The "decrease key" is key, in Java, we use PriorityQueue, but it doesn't support decrease, so we add duplicates and skip visited.

java Implementation

will use adjacency list for graph, PriorityQueue for minheap.

import java.util.*;
 
class Graph
{
    private int V;
    private List<List<Node>> adj;
 
    class Node
    {
        int vertex;
        int weight;
        Node(int v, int w) { vertex = v; weight = w; }
    }
 
    Graph(int vertices)
    {
        V = vertices;
        adj = new ArrayList<>();
        for (int i = 0; i < V; i++) adj.add(new ArrayList<>());
    }
 
    void addEdge(int u, int v, int w)
    {
        adj.get(u).add(new Node(v, w));
        // adj.get(v).add(new Node(u, w)); // if undirected
    }
 
    int[] dijkstra(int source)
    {
        int[] dist = new int[V];
        Arrays.fill(dist, Integer.MAX_VALUE);
        dist[source] = 0;
 
        PriorityQueue<Node> pq = new PriorityQueue<>((a, b) -> a.weight - b.weight);
        pq.add(new Node(source, 0));
 
        boolean[] visited = new boolean[V];
 
        while (!pq.isEmpty())
        {
            Node curr = pq.poll();
            int u = curr.vertex;
 
            if (visited[u]) continue;
            visited[u] = true;
 
            for (Node neighbor : adj.get(u))
            {
                int v = neighbor.vertex;
                int w = neighbor.weight;
 
                if (!visited[v] && dist[u] + w < dist[v])
                {
                    dist[v] = dist[u] + w;
                    pq.add(new Node(v, dist[v]));
                }
            }
        }
 
        return dist;
    }
}

Dijkstra shines in shortest path problems with costs.

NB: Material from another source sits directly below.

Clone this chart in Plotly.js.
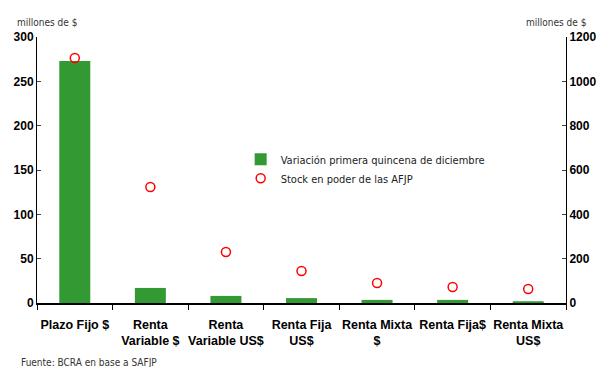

Network Delay Time (LeetCode 743)

Problem: Given times[][] (u, v, w), N nodes, K source. Find max time for signal to reach all nodes, or -1.

Why Dijkstra? Classic single source shortest path for delays.

Logic:

• Graph: List<List<int[]>> with [v, w].
• PQ: int[] {node, dist}.
• Skip if d > dist[u] (handles duplicates).
• After Dijkstra, compute max(dist[1..n]), return -1 if any INF.

Key Condition: if (dist[u] + w < dist[v]) update and add to PQ.

Cheapest Flights Within K Stops (LeetCode 787)

Problem: Find cheapest price from src to dst with at most K stops.

Why Dijkstra? Shortest cost with hop limit and add stops to state.

Logic:

• PQ: int[] {node, cost, stops}.
• Early return if u == dst: return cost.
• Continue if stops > k.
• Update dist[v] but add to PQ even if not visited (allow outdated for efficiency).

Key Condition: if (cost + w < dist[v]) update dist[v], but push old cost version.

Path With Minimum Effort (LeetCode 1631)

Problem: Grid heights, min max-effort path (abs diff).

Why Dijkstra? Model as graph, minimize max edge weight along path.

Logic:

• Directions: dx/dy for 4-neighbors.
• dist[][] for grid.
• Effort: newEffort = Math.max(effort, abs(heights[x][y] - heights[nx][ny])).
• PQ: int[] {x, y, effort}.
• Early return if x,y == bottom-right: return effort.

Key Condition: if (newEffort < dist[nx][ny]) update and push.

Shortest Path Visiting All Nodes (LeetCode 847)

Problem: Undirected graph, shortest path visiting every node (revisits ok).

Why Dijkstra? This is BFS on an expanded state space, conceptually similar to shortest-path DP.

Logic:

• Target mask: (1 << n) - 1.
• Queue: int[] {node, mask, dist} (use LinkedList for BFS, since costs=1).
• visited[node][mask] to avoid revisits in state.
• Multi-start: enqueue all nodes initially with their bit.
• Return when mask == target.

Key Condition: newMask = mask | (1 << v); if (!visited[v][newMask]) enqueue.

Note: This is BFS (not PQ) since edges=1, but Dijkstra-like with states. O(N² * 2^N).